Employers, it seems to me, have mounted a good case against shareholder attacks on the use of stock options based on the contention that they dilute shareholder value. Offering greater amounts of stock options to key executives ties the executives’ fate ever closer to the fortunes of the company, the argument goes. If it does well and the executives do well, the stock price goes up. That can only benefit shareholders.
One can dispute the use of stock options as a tool to motivate chief executive officers to increase the value of their shares. Executives with big holdings in options may have the incentive to make inordinately risky moves, confident that they can only gain on the upside without experiencing actual losses on the downside.

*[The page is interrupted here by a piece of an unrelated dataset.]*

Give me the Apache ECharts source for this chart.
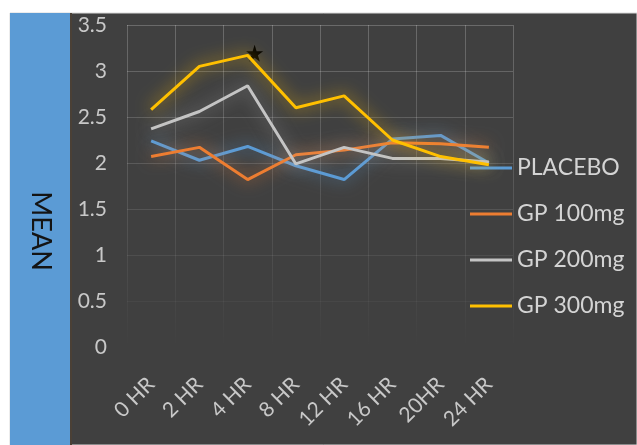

That issue of personal enrichment does give shareholders a legitimate claim on gaining the right of approval of all stock-option plans that include directors and officers, a matter now under debate at Nasdaq and the New York Stock Exchange.

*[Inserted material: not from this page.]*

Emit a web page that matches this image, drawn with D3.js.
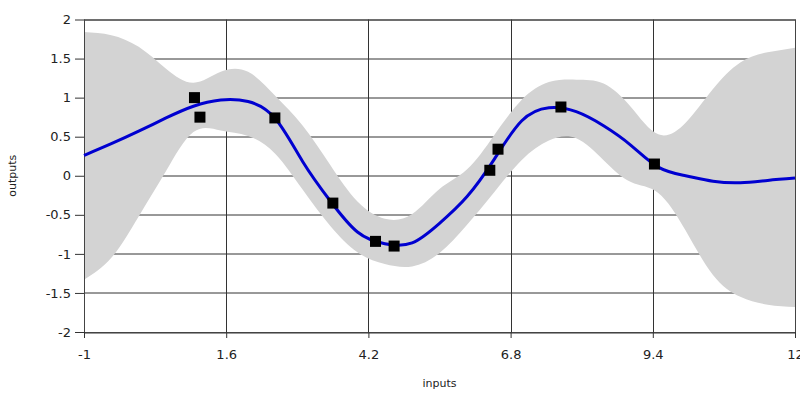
<!DOCTYPE html>
<html>
<head>
<meta charset="utf-8">
<script src="https://cdn.jsdelivr.net/npm/d3@7"></script>
<style>
  body { margin: 0; background: #fff; }
  text { font-family: "DejaVu Sans", Verdana, sans-serif; fill: #222; }
</style>
</head>
<body>
<div id="chart"></div>
<script>
// observed inputs / outputs (black squares)
var obsX = [1.02, 1.12, 2.49, 3.55, 4.33, 4.67, 6.42, 6.57, 7.72, 9.43];
var obsY = [1.00, 0.75, 0.74, -0.35, -0.84, -0.90, 0.07, 0.34, 0.88, 0.15];

// prediction grid (mean + band)
var gridX = [-1, -0.5, 0, 0.5, 1, 1.5, 2, 2.5, 3, 3.5, 4, 4.5, 5, 5.5, 6, 6.5, 7, 7.5, 8, 8.5, 9, 9.5, 10, 10.5, 11, 11.5, 12];
var meanY = [0.26, 0.41, 0.57, 0.74, 0.89, 0.97, 0.95, 0.73, 0.18, -0.32, -0.72, -0.87, -0.86, -0.61, -0.27, 0.21, 0.70, 0.87, 0.82, 0.64, 0.39, 0.11, 0.00, -0.07, -0.09, -0.06, -0.03];
var upperY = [1.84, 1.80, 1.65, 1.37, 1.19, 1.33, 1.33, 1.02, 0.64, 0.14, -0.33, -0.55, -0.49, -0.17, 0.08, 0.52, 0.97, 1.20, 1.23, 1.18, 0.88, 0.53, 0.68, 1.11, 1.45, 1.58, 1.64];
var lowerY = [-1.33, -1.05, -0.52, 0.06, 0.56, 0.58, 0.51, 0.28, -0.18, -0.64, -0.98, -1.13, -1.16, -0.99, -0.63, -0.21, 0.20, 0.45, 0.48, 0.20, -0.08, -0.22, -0.70, -1.27, -1.55, -1.65, -1.68];

var xTicks = [-1, 1.6, 4.2, 6.8, 9.4, 12];
var yTicks = [-2, -1.5, -1, -0.5, 0, 0.5, 1, 1.5, 2];

var svgWidth = 800;
var svgHeight = 394;
var margin = { top: 19.5, right: 5, bottom: 62, left: 84 };
var width = svgWidth - margin.left - margin.right;
var height = svgHeight - margin.top - margin.bottom;

var svg = d3.select("#chart")
  .append("svg")
  .attr("width", svgWidth)
  .attr("height", svgHeight);

var chartGroup = svg.append("g")
  .attr("transform", `translate(${margin.left}, ${margin.top})`);

var xScale = d3.scaleLinear().domain([-1, 12]).range([0, width]);
var yScale = d3.scaleLinear().domain([-2, 2]).range([height, 0]);

// grid lines
chartGroup.append("g")
  .selectAll("line.h")
  .data(yTicks)
  .enter()
  .append("line")
  .attr("x1", 0).attr("x2", width)
  .attr("y1", d => Math.round(yScale(d)) + 0.5)
  .attr("y2", d => Math.round(yScale(d)) + 0.5)
  .attr("stroke", "#333")
  .attr("stroke-width", 1);

chartGroup.append("g")
  .selectAll("line.v")
  .data(xTicks)
  .enter()
  .append("line")
  .attr("x1", d => Math.round(xScale(d)) + 0.5)
  .attr("x2", d => Math.round(xScale(d)) + 0.5)
  .attr("y1", 0).attr("y2", height)
  .attr("stroke", "#333")
  .attr("stroke-width", 1);

// uncertainty band
var band = gridX.map((x, i) => ({ x: x, lo: lowerY[i], hi: upperY[i], m: meanY[i] }));

var area = d3.area()
  .x(d => xScale(d.x))
  .y0(d => yScale(d.lo))
  .y1(d => yScale(d.hi))
  .curve(d3.curveNatural);

chartGroup.append("path")
  .datum(band)
  .attr("d", area)
  .attr("fill", "#d3d3d3");

// frame
chartGroup.append("rect")
  .attr("x", 0.5).attr("y", 0.5)
  .attr("width", width).attr("height", height)
  .attr("fill", "none")
  .attr("stroke", "#444");

// mean line
var line = d3.line()
  .x(d => xScale(d.x))
  .y(d => yScale(d.m))
  .curve(d3.curveNatural);

chartGroup.append("path")
  .datum(band)
  .attr("d", line)
  .attr("fill", "none")
  .attr("stroke", "#0000d0")
  .attr("stroke-width", 3);

// observations
var obs = obsX.map((x, i) => ({ x: x, y: obsY[i] }));
chartGroup.selectAll("rect.obs")
  .data(obs)
  .enter()
  .append("rect")
  .attr("class", "obs")
  .attr("x", d => xScale(d.x) - 5.5)
  .attr("y", d => yScale(d.y) - 5.5)
  .attr("width", 11)
  .attr("height", 11)
  .attr("fill", "#000");

// axes
var fmt = d => String(d);
var xAxis = d3.axisBottom(xScale).tickValues(xTicks).tickSize(6).tickPadding(12).tickFormat(fmt);
var yAxis = d3.axisLeft(yScale).tickValues(yTicks).tickSize(9).tickPadding(4).tickFormat(fmt);

var gx = chartGroup.append("g")
  .attr("transform", `translate(0, ${height})`)
  .call(xAxis);
var gy = chartGroup.append("g")
  .call(yAxis);

[gx, gy].forEach(function(g) {
  g.select(".domain").remove();
  g.selectAll("line").attr("stroke", "#333");
  g.selectAll("text").style("font-size", "13px").attr("fill", "#222")
    .style("font-family", "'DejaVu Sans', Verdana, sans-serif");
});

// axis labels
chartGroup.append("text")
  .attr("transform", "rotate(-90)")
  .attr("x", -height / 2)
  .attr("y", 12 - margin.left + 4)
  .attr("text-anchor", "middle")
  .style("font-size", "11px")
  .text("outputs");

chartGroup.append("text")
  .attr("x", width / 2)
  .attr("y", height + 55)
  .attr("text-anchor", "middle")
  .style("font-size", "11px")
  .text("inputs");
</script>
</body>
</html>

Shareholders have the high ground in the debate when they declare that stock option grants may be excessive because of the presence of the risks of self-dealing. As outgoing SEC Chairman Arthur Levitt said, concerning executive compensation packages, “things get a little complicated when [shareholder dollars are] spent by officers and directors for officers and directors….”
In other words, there must be some independent check on the motivation of personal enrichment at the expense of the company. Certainly, stock option grants should be disclosed.

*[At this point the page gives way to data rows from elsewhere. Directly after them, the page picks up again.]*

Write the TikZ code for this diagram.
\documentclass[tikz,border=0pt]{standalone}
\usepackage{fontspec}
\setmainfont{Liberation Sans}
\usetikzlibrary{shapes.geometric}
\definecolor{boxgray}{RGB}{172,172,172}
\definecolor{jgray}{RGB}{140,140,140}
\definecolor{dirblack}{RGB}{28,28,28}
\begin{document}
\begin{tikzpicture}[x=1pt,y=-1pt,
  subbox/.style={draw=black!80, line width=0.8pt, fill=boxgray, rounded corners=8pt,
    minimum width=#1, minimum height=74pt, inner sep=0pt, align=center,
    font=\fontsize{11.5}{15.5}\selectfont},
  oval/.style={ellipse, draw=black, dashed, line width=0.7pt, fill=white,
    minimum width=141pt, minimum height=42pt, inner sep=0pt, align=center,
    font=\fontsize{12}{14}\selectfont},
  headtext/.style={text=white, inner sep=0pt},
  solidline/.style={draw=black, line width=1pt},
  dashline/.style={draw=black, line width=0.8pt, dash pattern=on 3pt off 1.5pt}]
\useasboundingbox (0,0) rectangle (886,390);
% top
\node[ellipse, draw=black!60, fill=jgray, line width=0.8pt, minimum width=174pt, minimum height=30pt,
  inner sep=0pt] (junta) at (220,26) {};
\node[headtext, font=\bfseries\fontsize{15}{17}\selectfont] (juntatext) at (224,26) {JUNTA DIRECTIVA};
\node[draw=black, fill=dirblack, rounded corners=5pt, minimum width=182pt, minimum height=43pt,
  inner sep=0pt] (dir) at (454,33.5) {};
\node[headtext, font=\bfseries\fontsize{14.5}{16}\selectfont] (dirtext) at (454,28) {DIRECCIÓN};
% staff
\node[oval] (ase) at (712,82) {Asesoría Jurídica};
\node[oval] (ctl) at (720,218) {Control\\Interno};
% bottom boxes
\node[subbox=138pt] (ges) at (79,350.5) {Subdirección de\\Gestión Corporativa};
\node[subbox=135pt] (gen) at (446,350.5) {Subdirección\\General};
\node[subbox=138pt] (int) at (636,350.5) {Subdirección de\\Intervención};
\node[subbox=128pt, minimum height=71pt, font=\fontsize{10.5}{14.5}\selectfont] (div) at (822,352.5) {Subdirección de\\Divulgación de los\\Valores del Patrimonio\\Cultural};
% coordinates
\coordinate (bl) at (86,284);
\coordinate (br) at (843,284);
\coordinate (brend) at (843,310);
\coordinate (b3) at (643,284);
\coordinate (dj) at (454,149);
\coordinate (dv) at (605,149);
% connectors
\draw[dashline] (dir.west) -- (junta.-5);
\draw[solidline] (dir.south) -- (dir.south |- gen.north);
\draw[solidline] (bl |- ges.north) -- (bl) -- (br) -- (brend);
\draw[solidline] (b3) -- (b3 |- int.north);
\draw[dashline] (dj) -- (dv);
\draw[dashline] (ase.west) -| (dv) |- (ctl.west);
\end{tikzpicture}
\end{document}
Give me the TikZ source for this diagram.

The SEC, in fact, is moving swiftly to get companies to disclose facts about all stock options. Mark A. Borges, counsel for SEC Commissioner Laura S. Unger, is working on a proposed disclosure rule that is “still being considered internally” but could be published soon, he told me recently.
See the story on disclosing stock-option plans. But shareholder arguments sound weak when it comes to the use of stock options purely as a tool to attract and retain employees. That use, in the current labor market, goes to the heart of a company’s ability to compete and its very survival.
In that sense, the interests of an institutional shareholder, which holds stock in a multitude of companies and is interested in maintaining only its own value, are less crucial than that of the employer, whose very existence is on the line.
So, when an employer considering whether to boost or diminish stock options as an employee benefit is being pulled by shareholders on the one hand and employees and potential employees on the other, the employer must tilt to the latter.
Shareholders should indeed take a close look at the quality and integrity of management in the companies they invest in. But, if management passes muster, then shareholders should let executives employ stock options in the way they judge to be in the best interests of the company.